» **Data in this exercise**:
━━━━━━━━━━━━━━━━
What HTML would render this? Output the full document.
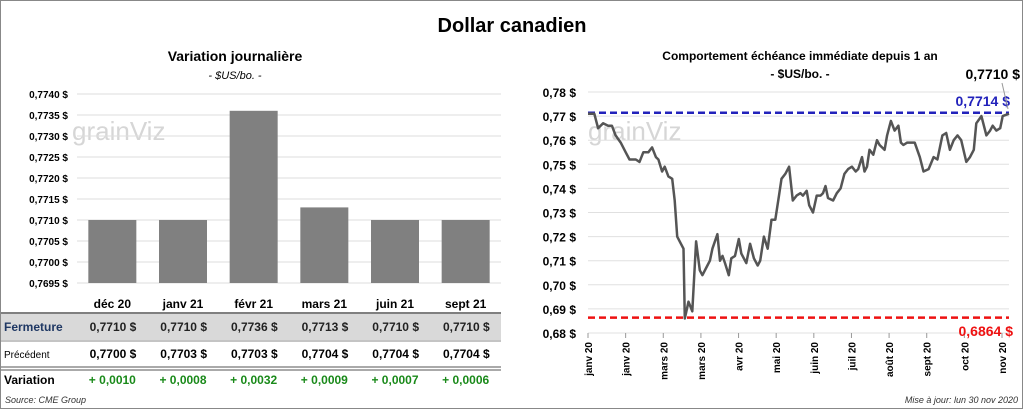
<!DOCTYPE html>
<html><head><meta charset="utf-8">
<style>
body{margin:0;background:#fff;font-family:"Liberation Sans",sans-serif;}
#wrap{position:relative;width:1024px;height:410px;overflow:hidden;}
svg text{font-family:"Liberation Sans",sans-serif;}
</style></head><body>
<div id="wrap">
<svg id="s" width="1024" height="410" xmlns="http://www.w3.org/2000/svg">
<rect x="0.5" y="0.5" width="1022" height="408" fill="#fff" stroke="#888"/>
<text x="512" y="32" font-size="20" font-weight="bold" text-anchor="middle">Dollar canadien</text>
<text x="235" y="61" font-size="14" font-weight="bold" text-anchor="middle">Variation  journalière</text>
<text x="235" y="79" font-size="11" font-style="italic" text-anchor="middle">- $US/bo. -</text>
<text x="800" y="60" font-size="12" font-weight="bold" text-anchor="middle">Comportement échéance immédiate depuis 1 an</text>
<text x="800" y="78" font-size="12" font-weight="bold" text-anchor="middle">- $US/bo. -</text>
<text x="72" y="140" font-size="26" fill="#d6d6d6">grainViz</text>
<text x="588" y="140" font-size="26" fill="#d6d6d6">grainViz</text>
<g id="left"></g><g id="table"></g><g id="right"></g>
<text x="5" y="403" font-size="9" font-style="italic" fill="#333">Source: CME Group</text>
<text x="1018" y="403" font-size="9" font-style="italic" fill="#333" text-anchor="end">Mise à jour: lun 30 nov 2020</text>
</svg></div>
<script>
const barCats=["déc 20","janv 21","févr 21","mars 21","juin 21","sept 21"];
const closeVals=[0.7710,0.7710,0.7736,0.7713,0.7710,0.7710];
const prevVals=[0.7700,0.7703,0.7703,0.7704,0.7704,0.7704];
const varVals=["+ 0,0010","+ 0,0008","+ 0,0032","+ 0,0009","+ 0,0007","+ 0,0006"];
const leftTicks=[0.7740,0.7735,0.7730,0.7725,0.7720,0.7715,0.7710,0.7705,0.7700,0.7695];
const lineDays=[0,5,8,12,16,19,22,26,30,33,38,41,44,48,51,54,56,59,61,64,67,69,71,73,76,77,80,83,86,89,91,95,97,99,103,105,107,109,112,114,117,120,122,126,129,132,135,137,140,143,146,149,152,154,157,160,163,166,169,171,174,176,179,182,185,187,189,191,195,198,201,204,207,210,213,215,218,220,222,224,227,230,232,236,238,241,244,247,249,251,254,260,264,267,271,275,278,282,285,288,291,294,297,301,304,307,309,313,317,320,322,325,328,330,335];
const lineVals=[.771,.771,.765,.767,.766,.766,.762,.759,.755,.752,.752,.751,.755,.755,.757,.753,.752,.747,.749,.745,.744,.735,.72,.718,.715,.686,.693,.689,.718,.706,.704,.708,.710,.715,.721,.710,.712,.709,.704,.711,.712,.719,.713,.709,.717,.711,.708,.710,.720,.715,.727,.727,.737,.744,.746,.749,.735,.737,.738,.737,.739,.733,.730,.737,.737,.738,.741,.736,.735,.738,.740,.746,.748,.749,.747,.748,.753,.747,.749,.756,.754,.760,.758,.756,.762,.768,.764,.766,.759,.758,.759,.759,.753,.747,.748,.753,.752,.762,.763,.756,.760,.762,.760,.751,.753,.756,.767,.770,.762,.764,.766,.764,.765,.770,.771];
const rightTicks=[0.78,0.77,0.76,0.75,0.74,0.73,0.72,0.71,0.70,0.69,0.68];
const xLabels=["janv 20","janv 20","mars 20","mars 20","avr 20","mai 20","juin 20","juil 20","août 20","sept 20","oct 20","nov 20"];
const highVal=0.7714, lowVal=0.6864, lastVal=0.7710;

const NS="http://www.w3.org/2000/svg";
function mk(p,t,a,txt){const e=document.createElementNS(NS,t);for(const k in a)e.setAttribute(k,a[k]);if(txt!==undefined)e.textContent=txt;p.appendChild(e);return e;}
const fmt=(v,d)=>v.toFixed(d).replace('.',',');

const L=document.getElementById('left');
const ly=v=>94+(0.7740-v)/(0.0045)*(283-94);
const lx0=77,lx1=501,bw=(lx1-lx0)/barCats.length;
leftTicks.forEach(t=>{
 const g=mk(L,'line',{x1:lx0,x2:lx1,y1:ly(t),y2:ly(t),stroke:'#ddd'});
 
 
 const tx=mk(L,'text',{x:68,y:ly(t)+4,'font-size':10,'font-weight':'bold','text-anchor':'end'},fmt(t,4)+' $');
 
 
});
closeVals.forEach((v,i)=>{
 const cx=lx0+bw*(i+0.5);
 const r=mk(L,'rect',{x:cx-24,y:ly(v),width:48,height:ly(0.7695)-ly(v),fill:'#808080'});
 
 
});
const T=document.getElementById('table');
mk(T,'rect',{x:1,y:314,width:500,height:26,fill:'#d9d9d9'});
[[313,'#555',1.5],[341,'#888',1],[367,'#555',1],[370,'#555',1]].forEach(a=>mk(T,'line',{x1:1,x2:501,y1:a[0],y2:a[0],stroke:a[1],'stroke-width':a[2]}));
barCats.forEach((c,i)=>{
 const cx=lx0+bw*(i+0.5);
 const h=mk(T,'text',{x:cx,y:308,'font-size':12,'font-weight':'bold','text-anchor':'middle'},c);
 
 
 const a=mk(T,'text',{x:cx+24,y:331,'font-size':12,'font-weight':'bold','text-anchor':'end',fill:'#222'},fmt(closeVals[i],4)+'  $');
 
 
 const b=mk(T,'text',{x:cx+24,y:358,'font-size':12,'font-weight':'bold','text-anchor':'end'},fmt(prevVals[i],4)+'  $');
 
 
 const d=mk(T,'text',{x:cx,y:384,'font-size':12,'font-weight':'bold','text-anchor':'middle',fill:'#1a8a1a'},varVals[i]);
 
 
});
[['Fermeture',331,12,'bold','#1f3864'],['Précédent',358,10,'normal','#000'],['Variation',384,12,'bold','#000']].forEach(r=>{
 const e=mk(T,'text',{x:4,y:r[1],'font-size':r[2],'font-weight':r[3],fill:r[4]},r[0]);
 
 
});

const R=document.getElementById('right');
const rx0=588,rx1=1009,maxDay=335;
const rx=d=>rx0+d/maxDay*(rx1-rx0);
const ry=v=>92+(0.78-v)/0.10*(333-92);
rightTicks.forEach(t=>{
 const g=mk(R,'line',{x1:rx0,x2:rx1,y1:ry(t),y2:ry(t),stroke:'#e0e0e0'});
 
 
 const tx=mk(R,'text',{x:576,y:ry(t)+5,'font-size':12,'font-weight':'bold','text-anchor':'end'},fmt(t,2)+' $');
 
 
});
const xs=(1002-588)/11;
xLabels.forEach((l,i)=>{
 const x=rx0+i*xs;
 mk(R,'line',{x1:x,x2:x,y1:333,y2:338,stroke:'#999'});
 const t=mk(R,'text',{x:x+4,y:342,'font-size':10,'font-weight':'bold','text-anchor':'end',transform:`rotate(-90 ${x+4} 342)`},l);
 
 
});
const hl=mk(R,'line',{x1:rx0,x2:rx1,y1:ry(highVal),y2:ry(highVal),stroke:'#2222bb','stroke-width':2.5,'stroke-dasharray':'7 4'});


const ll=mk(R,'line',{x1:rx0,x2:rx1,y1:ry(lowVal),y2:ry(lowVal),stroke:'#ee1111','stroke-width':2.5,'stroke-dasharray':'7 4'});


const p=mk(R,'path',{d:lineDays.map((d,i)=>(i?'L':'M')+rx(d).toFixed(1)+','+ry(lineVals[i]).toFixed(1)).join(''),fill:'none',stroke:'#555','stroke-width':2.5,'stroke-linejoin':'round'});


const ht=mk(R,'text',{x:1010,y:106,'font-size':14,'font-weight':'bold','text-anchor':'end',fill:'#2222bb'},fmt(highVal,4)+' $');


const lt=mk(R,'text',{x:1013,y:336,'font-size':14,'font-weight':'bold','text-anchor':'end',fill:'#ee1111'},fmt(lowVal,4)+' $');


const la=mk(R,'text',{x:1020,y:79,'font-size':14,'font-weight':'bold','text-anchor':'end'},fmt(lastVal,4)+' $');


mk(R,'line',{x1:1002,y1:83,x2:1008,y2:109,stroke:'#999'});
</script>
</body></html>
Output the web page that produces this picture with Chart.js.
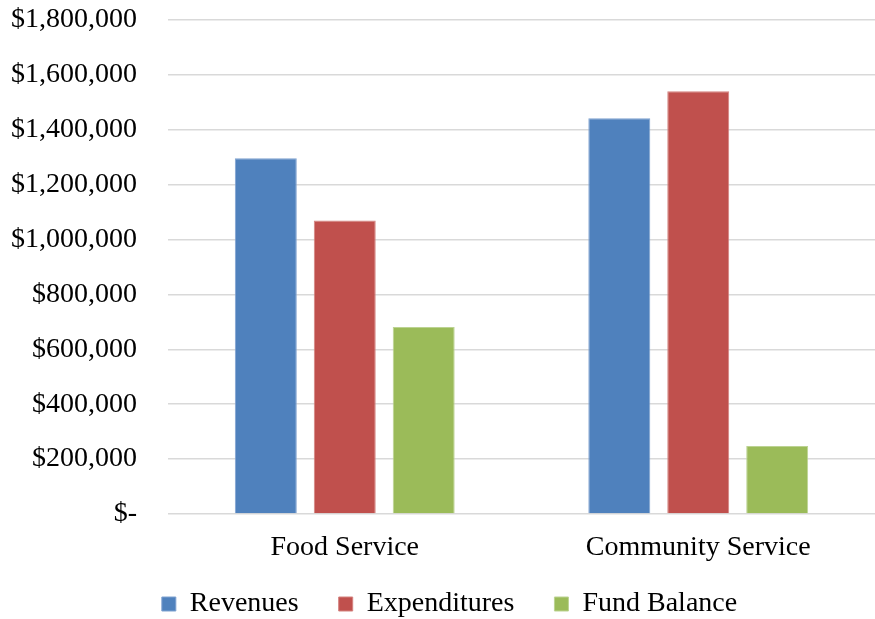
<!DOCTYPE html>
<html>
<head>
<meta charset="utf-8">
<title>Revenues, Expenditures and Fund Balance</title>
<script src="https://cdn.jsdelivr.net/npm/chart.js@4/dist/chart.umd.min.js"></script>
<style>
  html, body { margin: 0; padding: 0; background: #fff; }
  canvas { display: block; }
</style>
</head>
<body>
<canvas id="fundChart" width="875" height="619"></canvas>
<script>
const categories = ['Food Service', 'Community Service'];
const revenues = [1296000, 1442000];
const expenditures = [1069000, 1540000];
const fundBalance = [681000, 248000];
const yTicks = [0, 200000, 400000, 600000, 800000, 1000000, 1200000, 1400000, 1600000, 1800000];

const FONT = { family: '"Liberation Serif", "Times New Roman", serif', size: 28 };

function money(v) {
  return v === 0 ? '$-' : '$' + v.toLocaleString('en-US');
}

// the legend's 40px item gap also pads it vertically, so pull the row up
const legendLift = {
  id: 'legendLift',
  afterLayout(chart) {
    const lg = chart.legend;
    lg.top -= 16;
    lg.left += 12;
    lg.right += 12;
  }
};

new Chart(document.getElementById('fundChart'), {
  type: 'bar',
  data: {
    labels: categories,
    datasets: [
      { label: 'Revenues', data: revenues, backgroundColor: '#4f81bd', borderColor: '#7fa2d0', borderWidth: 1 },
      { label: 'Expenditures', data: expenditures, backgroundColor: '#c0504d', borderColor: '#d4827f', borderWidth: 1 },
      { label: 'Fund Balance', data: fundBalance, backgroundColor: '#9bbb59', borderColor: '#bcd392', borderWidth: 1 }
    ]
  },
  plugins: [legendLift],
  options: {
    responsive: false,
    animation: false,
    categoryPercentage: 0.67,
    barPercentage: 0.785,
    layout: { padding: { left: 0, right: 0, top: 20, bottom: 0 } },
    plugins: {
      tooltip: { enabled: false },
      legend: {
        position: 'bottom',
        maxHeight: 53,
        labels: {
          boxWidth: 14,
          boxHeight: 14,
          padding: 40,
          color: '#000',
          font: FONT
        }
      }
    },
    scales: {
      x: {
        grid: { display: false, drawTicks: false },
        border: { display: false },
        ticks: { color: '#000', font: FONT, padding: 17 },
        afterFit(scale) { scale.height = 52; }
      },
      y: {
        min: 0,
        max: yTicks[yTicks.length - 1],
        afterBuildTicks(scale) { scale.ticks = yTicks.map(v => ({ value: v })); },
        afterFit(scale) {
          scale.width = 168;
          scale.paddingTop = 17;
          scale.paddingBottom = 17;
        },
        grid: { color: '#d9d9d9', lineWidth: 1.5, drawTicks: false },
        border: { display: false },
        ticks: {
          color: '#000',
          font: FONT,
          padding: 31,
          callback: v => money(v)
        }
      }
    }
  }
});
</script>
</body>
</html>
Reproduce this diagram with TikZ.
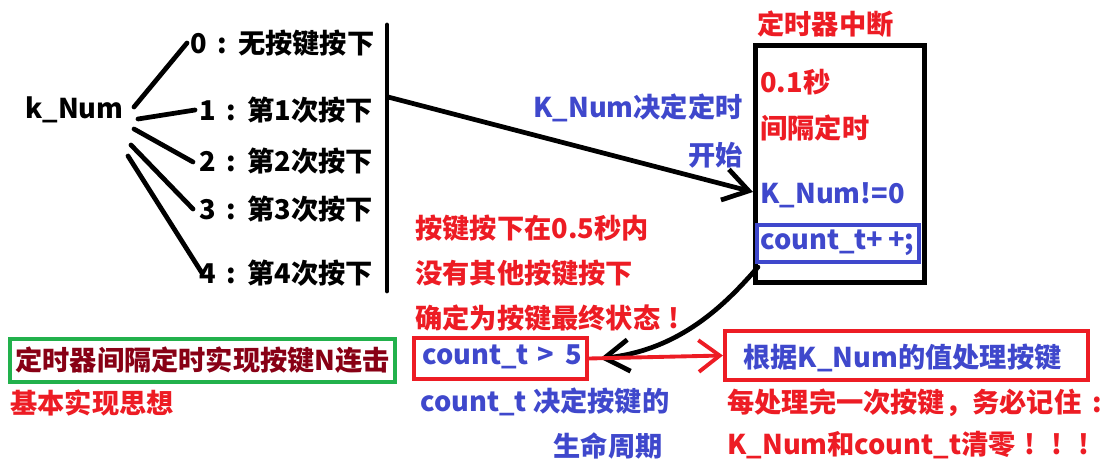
━━━━━━━━━━━━━━━━
» **What you need to do**: Reproduce every line of the listing above in which the string "with" appears.

» **Solution**:
Output the web page that produces this picture with Chart.js.
Reproduce this diagram with TikZ.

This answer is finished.